The Corn Refiners Association (CRA)—the trade organization that champions high fructose corn syrup—has applied with the Food and Drug Administration to approve a more innocuous name for what it says is merely "corn sugar."
The CRA claims that the new moniker will provide transparency to the consumer, and make a "safe" ingredient less scary.
Opponents argue the move is an attempt to sidestep high fructose corn syrup's negative image. Of late, companies like Hunt's Ketchup have pulled the ingredient from their products. Coca Cola earned bragging rights for using real sugar in Mexican Coke.

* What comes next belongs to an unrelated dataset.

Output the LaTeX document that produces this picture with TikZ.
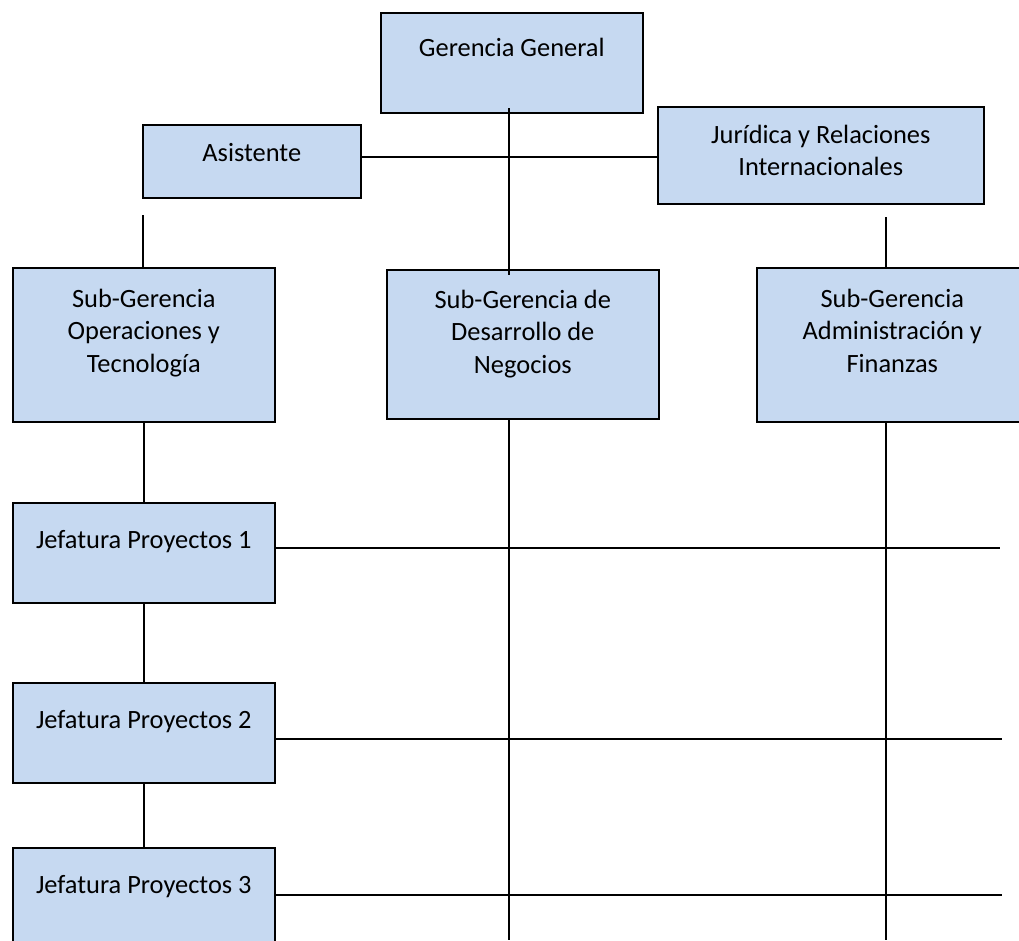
\documentclass[tikz,border=0pt]{standalone}
\usepackage{fontspec}
\setmainfont{Carlito}
\definecolor{boxfill}{HTML}{C6D9F1}
\begin{document}
\begin{tikzpicture}[x=1pt,y=-1pt,
  orgbox/.style={draw=black,fill=boxfill,line width=1.6pt,inner sep=0pt,anchor=north west},
  lbl/.style={inner sep=0pt,anchor=base,align=center,font=\fontsize{26.4}{32.5}\selectfont},
  link/.style={line width=1.6pt}]
  % canvas
  \fill[white] (0,0) rectangle (1019,940);
  \clip (0,0) rectangle (1019,940);

  % boxes
  \node[orgbox,minimum width=262pt,minimum height=100pt] (gg)   at (380,12)  {};
  \node[orgbox,minimum width=218pt,minimum height=73pt]  (asis) at (142,124) {};
  \node[orgbox,minimum width=326pt,minimum height=97pt]  (jur)  at (657,106) {};
  \node[orgbox,minimum width=262pt,minimum height=154pt] (sgo)  at (12,267)  {};
  \node[orgbox,minimum width=272pt,minimum height=149pt] (sgd)  at (386,269) {};
  \node[orgbox,minimum width=271pt,minimum height=154pt] (sga)  at (756,267) {};
  \node[orgbox,minimum width=262pt,minimum height=100pt] (j1)   at (12,502)  {};
  \node[orgbox,minimum width=262pt,minimum height=100pt] (j2)   at (12,682)  {};
  \node[orgbox,minimum width=262pt,minimum height=100pt] (j3)   at (12,847)  {};

  % box texts (base anchor = baseline of the last line)
  \node[lbl] (gg-t)   at ([yshift=-44pt]gg.north)    {Gerencia General};
  \node[lbl] (asis-t) at ([yshift=-37pt]asis.north)  {Asistente};
  \node[lbl] (jur-t)  at ([yshift=-69.5pt]jur.north) {Jurídica y Relaciones\\Internacionales};
  \node[lbl] (sgo-t)  at ([yshift=-105pt]sgo.north)  {Sub-Gerencia\\Operaciones y\\Tecnología};
  \node[lbl] (sgd-t)  at ([yshift=-104pt]sgd.north)  {Sub-Gerencia de\\Desarrollo de\\Negocios};
  \node[lbl] (sga-t)  at ([yshift=-105pt]sga.north)  {Sub-Gerencia\\Administración y\\Finanzas};
  \node[lbl] (j1-t)   at ([yshift=-46pt]j1.north)    {Jefatura Proyectos 1};
  \node[lbl] (j2-t)   at ([yshift=-46pt]j2.north)    {Jefatura Proyectos 2};
  \node[lbl] (j3-t)   at ([yshift=-46pt]j3.north)    {Jefatura Proyectos 3};

  % free ends of connectors
  \coordinate (trunk-top) at (509,108);
  \coordinate (trunk-bot) at (509,275);
  \coordinate (side-y)    at (0,157);
  \coordinate (asis-stub) at (143,215);
  \coordinate (jur-stub)  at (886,217);
  \coordinate (sgd-end)   at (509,940);
  \coordinate (sga-end)   at (886,940);
  \coordinate (r1)        at (1000,548);
  \coordinate (r2)        at (1002,739);
  \coordinate (r3)        at (1002,895);

  % connectors
  \draw[link] (trunk-top) -- (trunk-bot);
  \draw[link] (asis.east |- side-y) -- (jur.west |- side-y);
  \draw[link] (asis-stub) -- (asis-stub |- sgo.north);
  \draw[link] (jur-stub) -- (jur-stub |- sga.north);
  \draw[link] (sgo.south) -- (j1.north);
  \draw[link] (j1.south) -- (j2.north);
  \draw[link] (j2.south) -- (j3.north);
  \draw[link] (sgd-end |- sgd.south) -- (sgd-end);
  \draw[link] (sga-end |- sga.south) -- (sga-end);
  \draw[link] (j1.east |- r1) -- (r1);
  \draw[link] (j2.east |- r2) -- (r2);
  \draw[link] (j3.east |- r3) -- (r3);
\end{tikzpicture}
\end{document}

Unsurprisingly, Center for Science in the Public interest doesn't endorse the new name. "[The name] implies that it's squeezed out of corn, and it's not," said Executive Director Michael Jacobsen, as reported by the Chicago Tribune.
According to the New York Times, "High-fructose corn syrup is made essentially by soaking corn kernels to extract corn starch, and using enzymes to turn the glucose in the starch into fructose."
Jacobsen would prefer names like "chemically converted corn syrup" or "glucose-fructose corn syrup." He admits that "corn sugar" at least gives people an idea of what they're consuming.
According to Yahoo News, "Americans' consumption of corn syrup has fallen to a 20-year low on consumer concerns that it is more harmful or more likely to cause obesity than ordinary sugar."
Will a name change be enough to lure consumers back into their corn syrup-sucking ways?
We'll know for sure within two years, when the name change—if approved—will be finalized.